-- Start of Provided material --

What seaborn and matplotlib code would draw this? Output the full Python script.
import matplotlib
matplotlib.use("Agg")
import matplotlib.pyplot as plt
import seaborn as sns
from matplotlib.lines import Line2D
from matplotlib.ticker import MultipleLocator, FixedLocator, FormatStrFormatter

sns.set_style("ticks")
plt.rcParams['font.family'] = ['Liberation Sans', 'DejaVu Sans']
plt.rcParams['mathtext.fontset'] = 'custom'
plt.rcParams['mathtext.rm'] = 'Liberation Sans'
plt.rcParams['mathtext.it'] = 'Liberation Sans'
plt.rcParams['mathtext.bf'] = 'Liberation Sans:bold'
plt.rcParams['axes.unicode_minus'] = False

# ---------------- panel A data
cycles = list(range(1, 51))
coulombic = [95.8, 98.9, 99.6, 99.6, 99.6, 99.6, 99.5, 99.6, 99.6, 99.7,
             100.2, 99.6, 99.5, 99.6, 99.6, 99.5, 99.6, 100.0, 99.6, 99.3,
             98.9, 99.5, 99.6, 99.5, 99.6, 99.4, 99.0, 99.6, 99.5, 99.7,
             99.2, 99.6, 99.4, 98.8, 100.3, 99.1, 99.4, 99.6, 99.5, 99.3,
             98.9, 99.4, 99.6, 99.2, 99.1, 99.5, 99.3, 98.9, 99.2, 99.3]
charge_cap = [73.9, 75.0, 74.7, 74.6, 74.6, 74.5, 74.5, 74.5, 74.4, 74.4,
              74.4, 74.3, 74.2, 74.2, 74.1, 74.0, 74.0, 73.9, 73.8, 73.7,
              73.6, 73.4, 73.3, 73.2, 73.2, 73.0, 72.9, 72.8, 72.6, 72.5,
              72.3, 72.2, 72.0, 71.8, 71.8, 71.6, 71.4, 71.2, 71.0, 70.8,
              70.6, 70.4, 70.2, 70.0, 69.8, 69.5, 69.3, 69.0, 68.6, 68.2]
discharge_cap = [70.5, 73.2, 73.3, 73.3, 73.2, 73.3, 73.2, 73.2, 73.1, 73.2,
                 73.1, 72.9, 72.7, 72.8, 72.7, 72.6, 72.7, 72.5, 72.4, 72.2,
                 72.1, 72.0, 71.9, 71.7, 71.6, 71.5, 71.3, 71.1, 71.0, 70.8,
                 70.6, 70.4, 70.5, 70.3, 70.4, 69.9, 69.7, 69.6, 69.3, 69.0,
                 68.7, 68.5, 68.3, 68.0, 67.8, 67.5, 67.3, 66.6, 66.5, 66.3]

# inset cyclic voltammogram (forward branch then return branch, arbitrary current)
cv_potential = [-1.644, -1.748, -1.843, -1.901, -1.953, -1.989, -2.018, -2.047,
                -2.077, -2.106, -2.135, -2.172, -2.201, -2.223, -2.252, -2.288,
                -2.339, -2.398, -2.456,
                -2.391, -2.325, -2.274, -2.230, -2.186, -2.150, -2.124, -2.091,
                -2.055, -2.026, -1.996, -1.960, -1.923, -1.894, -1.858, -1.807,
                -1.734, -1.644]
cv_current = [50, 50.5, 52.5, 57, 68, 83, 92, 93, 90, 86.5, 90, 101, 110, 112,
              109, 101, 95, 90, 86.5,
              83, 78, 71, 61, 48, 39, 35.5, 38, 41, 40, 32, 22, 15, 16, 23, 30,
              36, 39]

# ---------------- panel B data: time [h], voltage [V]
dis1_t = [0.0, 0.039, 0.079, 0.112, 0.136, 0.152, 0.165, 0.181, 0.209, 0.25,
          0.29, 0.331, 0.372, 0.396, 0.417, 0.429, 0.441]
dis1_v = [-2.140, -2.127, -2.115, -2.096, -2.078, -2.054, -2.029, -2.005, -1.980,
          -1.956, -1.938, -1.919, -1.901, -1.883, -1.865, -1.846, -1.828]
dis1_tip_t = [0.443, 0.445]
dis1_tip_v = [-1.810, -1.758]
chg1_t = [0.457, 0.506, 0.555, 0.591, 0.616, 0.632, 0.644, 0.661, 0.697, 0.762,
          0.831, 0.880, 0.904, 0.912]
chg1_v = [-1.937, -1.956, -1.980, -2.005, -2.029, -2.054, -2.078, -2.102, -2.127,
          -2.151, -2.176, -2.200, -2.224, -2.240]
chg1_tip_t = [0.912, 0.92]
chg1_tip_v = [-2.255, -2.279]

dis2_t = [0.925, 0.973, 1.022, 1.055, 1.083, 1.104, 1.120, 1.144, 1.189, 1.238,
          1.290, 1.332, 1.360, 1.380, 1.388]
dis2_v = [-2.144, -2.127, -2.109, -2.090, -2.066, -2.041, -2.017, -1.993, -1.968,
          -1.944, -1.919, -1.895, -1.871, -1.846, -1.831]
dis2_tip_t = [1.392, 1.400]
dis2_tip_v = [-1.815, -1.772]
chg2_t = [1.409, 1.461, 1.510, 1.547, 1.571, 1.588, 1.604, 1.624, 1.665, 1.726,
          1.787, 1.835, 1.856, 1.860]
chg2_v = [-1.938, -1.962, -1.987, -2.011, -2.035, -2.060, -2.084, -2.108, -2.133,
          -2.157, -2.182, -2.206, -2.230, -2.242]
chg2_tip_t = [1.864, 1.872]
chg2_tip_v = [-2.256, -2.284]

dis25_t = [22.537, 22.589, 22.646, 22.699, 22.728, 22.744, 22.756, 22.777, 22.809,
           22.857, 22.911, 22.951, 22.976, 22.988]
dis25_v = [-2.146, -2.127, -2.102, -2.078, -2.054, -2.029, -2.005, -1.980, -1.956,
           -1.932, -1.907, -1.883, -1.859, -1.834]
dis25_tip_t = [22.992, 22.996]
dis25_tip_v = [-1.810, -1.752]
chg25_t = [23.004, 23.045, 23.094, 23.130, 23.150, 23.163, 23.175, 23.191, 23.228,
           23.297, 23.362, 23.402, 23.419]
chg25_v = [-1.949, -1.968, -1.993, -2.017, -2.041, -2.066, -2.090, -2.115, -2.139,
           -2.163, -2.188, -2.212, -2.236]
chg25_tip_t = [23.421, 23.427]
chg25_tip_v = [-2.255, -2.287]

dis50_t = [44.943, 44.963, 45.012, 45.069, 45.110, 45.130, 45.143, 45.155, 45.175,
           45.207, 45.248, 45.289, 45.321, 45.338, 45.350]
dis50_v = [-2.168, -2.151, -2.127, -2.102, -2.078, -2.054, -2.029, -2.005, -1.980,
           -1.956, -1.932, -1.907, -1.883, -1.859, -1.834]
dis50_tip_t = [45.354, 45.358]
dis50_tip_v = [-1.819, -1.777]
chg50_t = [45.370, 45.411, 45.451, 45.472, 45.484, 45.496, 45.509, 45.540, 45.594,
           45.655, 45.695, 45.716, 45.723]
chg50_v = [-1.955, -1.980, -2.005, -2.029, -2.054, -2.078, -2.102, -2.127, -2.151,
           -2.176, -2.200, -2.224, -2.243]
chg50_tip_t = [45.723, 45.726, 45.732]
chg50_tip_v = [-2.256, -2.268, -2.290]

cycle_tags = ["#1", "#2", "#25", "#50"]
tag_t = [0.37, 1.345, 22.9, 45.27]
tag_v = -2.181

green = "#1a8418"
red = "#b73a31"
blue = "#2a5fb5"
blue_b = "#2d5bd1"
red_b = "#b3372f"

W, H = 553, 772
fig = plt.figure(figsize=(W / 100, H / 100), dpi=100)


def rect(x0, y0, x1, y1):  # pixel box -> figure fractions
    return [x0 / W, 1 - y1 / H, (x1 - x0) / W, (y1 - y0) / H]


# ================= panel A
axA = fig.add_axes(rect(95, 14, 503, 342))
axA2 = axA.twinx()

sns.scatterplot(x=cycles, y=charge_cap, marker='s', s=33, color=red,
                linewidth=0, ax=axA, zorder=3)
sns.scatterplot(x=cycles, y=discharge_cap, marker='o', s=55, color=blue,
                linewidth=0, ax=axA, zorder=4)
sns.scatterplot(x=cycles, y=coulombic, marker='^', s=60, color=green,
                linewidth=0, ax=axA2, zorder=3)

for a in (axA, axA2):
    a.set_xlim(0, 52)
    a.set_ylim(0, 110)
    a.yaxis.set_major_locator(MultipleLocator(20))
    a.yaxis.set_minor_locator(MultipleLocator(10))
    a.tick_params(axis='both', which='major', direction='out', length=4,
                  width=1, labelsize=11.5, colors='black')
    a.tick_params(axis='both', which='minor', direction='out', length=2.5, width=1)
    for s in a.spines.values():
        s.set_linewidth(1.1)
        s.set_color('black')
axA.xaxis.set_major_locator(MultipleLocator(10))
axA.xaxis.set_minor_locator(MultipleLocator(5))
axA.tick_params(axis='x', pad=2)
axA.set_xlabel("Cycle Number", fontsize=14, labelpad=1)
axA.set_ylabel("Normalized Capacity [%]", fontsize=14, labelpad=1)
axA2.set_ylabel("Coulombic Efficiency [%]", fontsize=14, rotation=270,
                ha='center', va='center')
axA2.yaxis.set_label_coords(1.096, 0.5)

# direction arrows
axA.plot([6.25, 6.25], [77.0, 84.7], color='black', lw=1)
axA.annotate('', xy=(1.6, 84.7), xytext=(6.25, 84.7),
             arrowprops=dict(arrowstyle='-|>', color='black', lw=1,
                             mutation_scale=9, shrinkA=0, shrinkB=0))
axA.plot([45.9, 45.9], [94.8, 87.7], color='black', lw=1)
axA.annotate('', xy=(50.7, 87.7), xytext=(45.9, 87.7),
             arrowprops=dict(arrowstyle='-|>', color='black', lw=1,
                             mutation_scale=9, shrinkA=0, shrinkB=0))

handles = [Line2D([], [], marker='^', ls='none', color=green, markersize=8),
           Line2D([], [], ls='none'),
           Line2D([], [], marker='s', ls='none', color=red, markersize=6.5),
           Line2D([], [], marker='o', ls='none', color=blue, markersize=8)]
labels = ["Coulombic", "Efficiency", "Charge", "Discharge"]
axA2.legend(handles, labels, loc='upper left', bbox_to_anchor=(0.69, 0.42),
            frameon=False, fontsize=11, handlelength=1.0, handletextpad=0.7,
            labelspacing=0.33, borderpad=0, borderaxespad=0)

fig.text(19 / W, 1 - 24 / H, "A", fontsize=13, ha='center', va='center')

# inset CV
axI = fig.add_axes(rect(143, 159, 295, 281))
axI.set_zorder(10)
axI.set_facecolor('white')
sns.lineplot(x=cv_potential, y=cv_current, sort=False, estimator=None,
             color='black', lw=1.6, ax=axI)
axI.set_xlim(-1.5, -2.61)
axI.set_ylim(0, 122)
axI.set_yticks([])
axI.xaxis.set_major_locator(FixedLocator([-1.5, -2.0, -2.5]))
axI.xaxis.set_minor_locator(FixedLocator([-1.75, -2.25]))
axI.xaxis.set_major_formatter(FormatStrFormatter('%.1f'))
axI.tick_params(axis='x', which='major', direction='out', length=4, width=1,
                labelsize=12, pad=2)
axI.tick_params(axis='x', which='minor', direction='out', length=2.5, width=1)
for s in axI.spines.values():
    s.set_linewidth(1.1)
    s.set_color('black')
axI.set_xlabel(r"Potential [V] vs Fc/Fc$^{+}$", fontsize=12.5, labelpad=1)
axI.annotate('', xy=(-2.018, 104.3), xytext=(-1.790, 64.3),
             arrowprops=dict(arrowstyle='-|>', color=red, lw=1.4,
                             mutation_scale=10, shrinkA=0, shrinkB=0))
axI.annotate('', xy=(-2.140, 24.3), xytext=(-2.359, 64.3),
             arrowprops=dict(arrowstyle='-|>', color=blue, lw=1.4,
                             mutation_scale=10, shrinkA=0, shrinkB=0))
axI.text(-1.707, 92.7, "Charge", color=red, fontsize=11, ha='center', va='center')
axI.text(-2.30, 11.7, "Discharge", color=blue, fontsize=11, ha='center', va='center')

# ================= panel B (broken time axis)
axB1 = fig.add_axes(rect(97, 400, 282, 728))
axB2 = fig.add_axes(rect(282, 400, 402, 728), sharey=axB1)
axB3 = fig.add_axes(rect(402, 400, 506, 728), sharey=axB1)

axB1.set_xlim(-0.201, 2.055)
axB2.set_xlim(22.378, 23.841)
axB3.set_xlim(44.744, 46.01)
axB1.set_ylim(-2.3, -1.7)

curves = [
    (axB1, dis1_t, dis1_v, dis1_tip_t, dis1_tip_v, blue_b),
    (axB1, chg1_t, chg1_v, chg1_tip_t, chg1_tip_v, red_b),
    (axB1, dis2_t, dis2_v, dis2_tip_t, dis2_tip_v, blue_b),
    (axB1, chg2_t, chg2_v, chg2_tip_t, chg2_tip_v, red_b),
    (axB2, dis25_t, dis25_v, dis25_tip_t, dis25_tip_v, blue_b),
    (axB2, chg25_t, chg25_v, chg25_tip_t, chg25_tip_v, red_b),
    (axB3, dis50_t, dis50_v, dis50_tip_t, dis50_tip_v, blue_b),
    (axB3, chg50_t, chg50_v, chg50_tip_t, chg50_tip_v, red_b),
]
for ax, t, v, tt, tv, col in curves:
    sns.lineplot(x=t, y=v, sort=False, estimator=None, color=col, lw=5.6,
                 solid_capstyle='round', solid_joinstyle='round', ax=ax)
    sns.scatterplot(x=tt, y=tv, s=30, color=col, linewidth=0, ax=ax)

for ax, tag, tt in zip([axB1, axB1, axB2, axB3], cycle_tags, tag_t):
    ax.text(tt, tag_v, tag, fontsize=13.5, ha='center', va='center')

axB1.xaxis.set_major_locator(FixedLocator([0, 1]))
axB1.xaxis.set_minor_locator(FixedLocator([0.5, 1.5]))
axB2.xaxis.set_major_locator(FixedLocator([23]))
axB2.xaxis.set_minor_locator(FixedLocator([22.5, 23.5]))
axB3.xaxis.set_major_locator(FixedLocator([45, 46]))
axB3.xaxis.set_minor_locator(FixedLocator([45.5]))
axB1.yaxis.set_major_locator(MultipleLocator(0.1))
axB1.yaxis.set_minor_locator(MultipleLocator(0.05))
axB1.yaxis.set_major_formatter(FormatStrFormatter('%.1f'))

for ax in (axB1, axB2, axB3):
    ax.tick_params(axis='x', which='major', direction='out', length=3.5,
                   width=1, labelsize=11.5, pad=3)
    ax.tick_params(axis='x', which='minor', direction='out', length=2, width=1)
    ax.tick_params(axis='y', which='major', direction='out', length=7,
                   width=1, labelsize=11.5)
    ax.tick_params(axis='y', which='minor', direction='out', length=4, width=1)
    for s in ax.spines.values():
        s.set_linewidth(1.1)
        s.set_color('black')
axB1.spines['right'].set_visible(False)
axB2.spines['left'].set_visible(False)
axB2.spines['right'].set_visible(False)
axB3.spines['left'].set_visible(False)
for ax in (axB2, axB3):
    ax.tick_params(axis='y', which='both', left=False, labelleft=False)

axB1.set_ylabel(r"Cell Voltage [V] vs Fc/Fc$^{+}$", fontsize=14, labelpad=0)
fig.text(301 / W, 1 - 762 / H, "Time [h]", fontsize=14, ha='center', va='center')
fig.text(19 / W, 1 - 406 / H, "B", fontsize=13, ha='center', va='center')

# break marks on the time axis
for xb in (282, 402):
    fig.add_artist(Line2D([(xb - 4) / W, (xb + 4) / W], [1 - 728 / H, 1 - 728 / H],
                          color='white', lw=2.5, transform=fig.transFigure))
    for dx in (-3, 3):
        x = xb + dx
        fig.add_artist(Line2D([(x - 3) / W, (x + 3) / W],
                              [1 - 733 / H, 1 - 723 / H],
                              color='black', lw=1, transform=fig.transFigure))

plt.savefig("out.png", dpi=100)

-- End of Provided material --
-- Start of Provided material --

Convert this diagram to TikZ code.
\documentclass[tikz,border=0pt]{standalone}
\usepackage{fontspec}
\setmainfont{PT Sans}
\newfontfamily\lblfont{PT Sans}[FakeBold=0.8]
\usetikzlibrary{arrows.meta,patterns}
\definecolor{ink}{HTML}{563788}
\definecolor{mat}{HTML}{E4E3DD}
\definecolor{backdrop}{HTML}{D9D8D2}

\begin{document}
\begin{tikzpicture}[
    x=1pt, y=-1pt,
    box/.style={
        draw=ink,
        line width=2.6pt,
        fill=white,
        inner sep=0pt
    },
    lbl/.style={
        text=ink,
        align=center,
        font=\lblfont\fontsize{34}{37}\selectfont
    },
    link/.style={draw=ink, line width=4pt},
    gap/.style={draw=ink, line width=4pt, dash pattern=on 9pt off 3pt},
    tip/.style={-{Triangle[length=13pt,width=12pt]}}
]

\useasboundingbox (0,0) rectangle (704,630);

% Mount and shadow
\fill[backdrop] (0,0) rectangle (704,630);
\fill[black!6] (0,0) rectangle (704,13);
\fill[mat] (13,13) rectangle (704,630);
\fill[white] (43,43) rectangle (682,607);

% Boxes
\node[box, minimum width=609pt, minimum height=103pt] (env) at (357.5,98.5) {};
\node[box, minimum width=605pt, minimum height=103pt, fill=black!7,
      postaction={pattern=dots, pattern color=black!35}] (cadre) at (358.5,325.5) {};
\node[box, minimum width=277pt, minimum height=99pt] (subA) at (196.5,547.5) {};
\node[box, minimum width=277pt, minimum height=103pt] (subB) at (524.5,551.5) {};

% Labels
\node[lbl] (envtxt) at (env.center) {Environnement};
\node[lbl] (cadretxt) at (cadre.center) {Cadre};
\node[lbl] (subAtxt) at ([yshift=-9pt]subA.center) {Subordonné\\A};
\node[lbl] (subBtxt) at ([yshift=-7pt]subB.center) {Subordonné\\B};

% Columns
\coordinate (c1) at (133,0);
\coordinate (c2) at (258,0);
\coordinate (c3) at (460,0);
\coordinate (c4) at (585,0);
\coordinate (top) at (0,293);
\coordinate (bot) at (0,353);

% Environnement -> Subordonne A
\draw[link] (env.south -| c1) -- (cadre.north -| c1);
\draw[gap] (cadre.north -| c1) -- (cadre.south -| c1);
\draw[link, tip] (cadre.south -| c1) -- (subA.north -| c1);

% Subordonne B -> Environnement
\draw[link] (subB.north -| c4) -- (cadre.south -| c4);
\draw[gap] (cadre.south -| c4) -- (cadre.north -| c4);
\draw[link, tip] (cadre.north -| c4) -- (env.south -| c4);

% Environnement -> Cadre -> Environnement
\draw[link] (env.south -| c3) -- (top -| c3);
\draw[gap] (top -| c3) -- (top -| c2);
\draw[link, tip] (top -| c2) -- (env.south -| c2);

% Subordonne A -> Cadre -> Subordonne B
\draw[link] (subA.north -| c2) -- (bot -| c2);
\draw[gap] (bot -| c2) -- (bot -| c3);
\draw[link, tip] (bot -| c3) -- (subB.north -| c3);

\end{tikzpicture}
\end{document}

-- End of Provided material --

What you should do ->
Beginning with the line containing "What seaborn and" and ending with the line containing "68.7, 68.5, 68.3, 68.0, 67.8, 67.5, 67.3, 66.6, 66.5, 66.3]", extract those lines exactly from the listing above, and only those.

Exercise response ->
What seaborn and matplotlib code would draw this? Output the full Python script.
import matplotlib
matplotlib.use("Agg")
import matplotlib.pyplot as plt
import seaborn as sns
from matplotlib.lines import Line2D
from matplotlib.ticker import MultipleLocator, FixedLocator, FormatStrFormatter

sns.set_style("ticks")
plt.rcParams['font.family'] = ['Liberation Sans', 'DejaVu Sans']
plt.rcParams['mathtext.fontset'] = 'custom'
plt.rcParams['mathtext.rm'] = 'Liberation Sans'
plt.rcParams['mathtext.it'] = 'Liberation Sans'
plt.rcParams['mathtext.bf'] = 'Liberation Sans:bold'
plt.rcParams['axes.unicode_minus'] = False

# ---------------- panel A data
cycles = list(range(1, 51))
coulombic = [95.8, 98.9, 99.6, 99.6, 99.6, 99.6, 99.5, 99.6, 99.6, 99.7,
             100.2, 99.6, 99.5, 99.6, 99.6, 99.5, 99.6, 100.0, 99.6, 99.3,
             98.9, 99.5, 99.6, 99.5, 99.6, 99.4, 99.0, 99.6, 99.5, 99.7,
             99.2, 99.6, 99.4, 98.8, 100.3, 99.1, 99.4, 99.6, 99.5, 99.3,
             98.9, 99.4, 99.6, 99.2, 99.1, 99.5, 99.3, 98.9, 99.2, 99.3]
charge_cap = [73.9, 75.0, 74.7, 74.6, 74.6, 74.5, 74.5, 74.5, 74.4, 74.4,
              74.4, 74.3, 74.2, 74.2, 74.1, 74.0, 74.0, 73.9, 73.8, 73.7,
              73.6, 73.4, 73.3, 73.2, 73.2, 73.0, 72.9, 72.8, 72.6, 72.5,
              72.3, 72.2, 72.0, 71.8, 71.8, 71.6, 71.4, 71.2, 71.0, 70.8,
              70.6, 70.4, 70.2, 70.0, 69.8, 69.5, 69.3, 69.0, 68.6, 68.2]
discharge_cap = [70.5, 73.2, 73.3, 73.3, 73.2, 73.3, 73.2, 73.2, 73.1, 73.2,
                 73.1, 72.9, 72.7, 72.8, 72.7, 72.6, 72.7, 72.5, 72.4, 72.2,
                 72.1, 72.0, 71.9, 71.7, 71.6, 71.5, 71.3, 71.1, 71.0, 70.8,
                 70.6, 70.4, 70.5, 70.3, 70.4, 69.9, 69.7, 69.6, 69.3, 69.0,
                 68.7, 68.5, 68.3, 68.0, 67.8, 67.5, 67.3, 66.6, 66.5, 66.3]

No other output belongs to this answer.